Gamma Squad: Have you gotten a chance to see the new episodes? What did you think?
Billy West: I saw the first two episodes today. I loved them! I thought they were great, then you go to read the blogs and already there are people hammering away at it. Jeepers creepers, critics man. When we go to Comic-Con there are 5,000 people sitting right in front of us in those halls and we’re talking to them and everything and there ain’t one critic in there. They just love the show.
I think a lot of people just try to make a name for themselves. You’ve got to say disparaging things. It’s like school. The teacher never knew the good kid’s name, she always knows the troublemakers name.
GS: How did you adjust to doing female versions of Fry and the Professor?
BW: They were really pouring it on like the sillying it up like we were girly girls. We were playing it way girlier-girl than the female characters in the show. We were overdoing it and the women were overdoing it. No one ever complained. None of the men ever complained about stubble, you know. It’s just really weird. I just get such a big kick out of it.
GS: I noticed in the episode Benderama there was a joke centered around an equation. You guys have to deal with a lot of science based humor, as an actor when you’re delivering a joke based on an equation you might not have heard of, how do you approach it.

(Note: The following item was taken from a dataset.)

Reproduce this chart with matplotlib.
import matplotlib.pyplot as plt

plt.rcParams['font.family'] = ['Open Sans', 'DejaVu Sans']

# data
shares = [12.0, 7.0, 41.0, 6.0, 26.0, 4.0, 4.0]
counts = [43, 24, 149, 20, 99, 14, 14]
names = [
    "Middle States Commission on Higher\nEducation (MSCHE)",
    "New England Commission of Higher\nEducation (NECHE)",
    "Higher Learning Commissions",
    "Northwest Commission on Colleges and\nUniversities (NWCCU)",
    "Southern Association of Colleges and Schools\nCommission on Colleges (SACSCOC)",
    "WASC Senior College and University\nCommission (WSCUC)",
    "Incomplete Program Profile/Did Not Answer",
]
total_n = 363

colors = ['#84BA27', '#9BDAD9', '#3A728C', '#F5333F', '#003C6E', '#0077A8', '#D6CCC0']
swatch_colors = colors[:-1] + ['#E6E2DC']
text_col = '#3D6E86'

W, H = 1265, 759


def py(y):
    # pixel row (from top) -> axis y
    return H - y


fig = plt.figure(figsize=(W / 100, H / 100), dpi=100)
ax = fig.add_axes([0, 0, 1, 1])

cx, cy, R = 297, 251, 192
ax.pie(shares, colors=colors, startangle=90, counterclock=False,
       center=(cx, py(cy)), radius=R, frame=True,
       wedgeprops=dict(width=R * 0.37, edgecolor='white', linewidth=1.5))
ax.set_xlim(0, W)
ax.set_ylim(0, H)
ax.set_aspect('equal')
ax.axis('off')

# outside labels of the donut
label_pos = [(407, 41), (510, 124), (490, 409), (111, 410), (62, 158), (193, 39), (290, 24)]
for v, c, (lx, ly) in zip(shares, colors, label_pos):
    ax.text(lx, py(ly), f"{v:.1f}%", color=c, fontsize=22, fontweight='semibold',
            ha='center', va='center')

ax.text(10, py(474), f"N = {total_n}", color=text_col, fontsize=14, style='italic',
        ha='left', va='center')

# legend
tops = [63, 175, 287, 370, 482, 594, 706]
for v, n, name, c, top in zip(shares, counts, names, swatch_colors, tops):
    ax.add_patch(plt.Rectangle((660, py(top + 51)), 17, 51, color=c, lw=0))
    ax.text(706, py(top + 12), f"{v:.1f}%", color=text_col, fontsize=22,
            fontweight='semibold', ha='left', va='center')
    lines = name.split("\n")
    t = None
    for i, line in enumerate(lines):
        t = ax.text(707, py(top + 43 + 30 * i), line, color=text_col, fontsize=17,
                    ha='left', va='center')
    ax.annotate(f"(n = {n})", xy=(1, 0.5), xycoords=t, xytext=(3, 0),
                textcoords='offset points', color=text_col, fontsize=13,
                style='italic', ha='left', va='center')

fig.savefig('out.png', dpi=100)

BW: Sometimes it is self-explanatory because there is exposition around it so it gives me an idea of what that thing could be and how it’s treated by scientific people. Sometimes it works in my favor to know absolutely nothing about math. It makes Fry convincingly stupid because I am when it comes to that stuff, like science and math. It sounds too real.
GS: You play both sides of that because you’re playing the most scientifically knowledgeable character [Professor Farnsworth] and the most scientifically illiterate character [Fry] and sometimes you are voicing them both in the same conversation.

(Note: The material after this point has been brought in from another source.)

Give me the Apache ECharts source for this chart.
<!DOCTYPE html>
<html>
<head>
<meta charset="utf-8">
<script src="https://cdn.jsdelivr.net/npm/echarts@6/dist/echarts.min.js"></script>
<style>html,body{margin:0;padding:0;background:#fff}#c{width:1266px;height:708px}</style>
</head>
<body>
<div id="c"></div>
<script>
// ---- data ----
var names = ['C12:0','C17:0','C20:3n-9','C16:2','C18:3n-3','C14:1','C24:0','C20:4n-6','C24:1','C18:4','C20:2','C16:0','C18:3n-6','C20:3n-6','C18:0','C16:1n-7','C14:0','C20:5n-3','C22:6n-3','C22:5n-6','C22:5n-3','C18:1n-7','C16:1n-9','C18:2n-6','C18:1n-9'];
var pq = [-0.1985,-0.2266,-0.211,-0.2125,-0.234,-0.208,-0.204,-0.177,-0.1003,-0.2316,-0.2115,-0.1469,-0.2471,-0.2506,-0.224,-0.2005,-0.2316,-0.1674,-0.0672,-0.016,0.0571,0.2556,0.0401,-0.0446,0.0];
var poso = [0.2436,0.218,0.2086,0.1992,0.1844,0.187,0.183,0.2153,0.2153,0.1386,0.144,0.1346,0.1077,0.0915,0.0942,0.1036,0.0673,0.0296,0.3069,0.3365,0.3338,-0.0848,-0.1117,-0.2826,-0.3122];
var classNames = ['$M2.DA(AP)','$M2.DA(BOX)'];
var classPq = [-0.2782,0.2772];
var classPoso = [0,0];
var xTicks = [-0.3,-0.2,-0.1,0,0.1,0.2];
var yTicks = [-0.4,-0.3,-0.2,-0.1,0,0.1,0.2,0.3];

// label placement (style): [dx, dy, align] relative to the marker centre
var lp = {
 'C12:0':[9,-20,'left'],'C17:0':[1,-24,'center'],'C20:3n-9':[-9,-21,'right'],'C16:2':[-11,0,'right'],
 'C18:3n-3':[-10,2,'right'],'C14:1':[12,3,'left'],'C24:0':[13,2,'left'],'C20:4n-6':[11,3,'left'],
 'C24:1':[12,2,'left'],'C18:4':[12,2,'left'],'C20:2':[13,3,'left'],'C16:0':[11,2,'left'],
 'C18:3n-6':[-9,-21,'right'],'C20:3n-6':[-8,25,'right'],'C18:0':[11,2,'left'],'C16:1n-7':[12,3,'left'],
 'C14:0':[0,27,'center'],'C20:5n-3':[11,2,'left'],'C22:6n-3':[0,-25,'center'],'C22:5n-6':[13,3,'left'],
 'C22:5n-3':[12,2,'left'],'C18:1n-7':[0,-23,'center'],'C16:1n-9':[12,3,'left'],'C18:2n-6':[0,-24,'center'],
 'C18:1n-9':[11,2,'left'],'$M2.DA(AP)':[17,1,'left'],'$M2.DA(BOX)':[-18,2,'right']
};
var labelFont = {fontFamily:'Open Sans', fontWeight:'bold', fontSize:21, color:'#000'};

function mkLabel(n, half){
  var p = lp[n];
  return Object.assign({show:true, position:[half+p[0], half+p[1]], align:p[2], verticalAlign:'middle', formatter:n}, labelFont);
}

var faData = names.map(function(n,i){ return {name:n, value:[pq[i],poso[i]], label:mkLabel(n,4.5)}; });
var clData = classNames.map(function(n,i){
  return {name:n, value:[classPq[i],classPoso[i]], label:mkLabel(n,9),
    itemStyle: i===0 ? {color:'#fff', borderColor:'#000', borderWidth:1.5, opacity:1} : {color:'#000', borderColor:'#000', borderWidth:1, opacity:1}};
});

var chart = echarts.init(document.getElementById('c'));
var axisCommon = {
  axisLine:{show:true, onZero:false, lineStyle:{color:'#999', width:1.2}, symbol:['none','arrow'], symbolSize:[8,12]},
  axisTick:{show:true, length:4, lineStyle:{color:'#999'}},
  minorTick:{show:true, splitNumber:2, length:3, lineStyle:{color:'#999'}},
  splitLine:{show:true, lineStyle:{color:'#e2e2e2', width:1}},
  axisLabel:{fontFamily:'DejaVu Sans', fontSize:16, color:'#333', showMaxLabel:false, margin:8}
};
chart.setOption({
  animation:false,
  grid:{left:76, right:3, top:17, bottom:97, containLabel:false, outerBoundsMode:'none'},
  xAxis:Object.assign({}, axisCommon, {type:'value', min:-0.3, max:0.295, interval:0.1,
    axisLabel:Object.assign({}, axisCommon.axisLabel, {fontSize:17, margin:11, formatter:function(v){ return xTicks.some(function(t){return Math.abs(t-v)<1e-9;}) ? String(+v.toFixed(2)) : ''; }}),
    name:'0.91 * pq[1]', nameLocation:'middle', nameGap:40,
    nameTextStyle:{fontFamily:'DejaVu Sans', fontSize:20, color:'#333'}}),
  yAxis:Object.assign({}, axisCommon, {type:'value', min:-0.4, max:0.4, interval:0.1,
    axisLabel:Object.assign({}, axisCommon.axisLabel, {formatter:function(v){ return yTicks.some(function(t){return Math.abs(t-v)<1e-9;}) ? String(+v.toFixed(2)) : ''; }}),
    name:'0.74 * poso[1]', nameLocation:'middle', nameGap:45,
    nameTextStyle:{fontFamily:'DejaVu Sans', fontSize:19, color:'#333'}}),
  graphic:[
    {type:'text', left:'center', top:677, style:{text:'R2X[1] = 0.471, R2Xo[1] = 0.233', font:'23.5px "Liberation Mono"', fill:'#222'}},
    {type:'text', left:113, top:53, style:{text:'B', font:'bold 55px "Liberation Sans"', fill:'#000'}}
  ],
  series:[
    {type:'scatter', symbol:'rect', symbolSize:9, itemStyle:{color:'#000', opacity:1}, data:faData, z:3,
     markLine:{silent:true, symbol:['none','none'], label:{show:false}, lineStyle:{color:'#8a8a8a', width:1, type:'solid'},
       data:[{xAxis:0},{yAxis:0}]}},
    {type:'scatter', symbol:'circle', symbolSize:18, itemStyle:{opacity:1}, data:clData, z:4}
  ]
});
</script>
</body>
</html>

BW: Yes, that is always such a favorite thing of mine to do, to have two distinct personalities or three or four and get them in a room together when we’ve got to read right through that script, like at table readings. Once I screwed up and the wrong voice came out of me and the room just stopped dead. And I was like, “You?” It was like that day I’d lost my mind. It’s only happened once that I can think of, but the it was like the clocks on the wall stopped.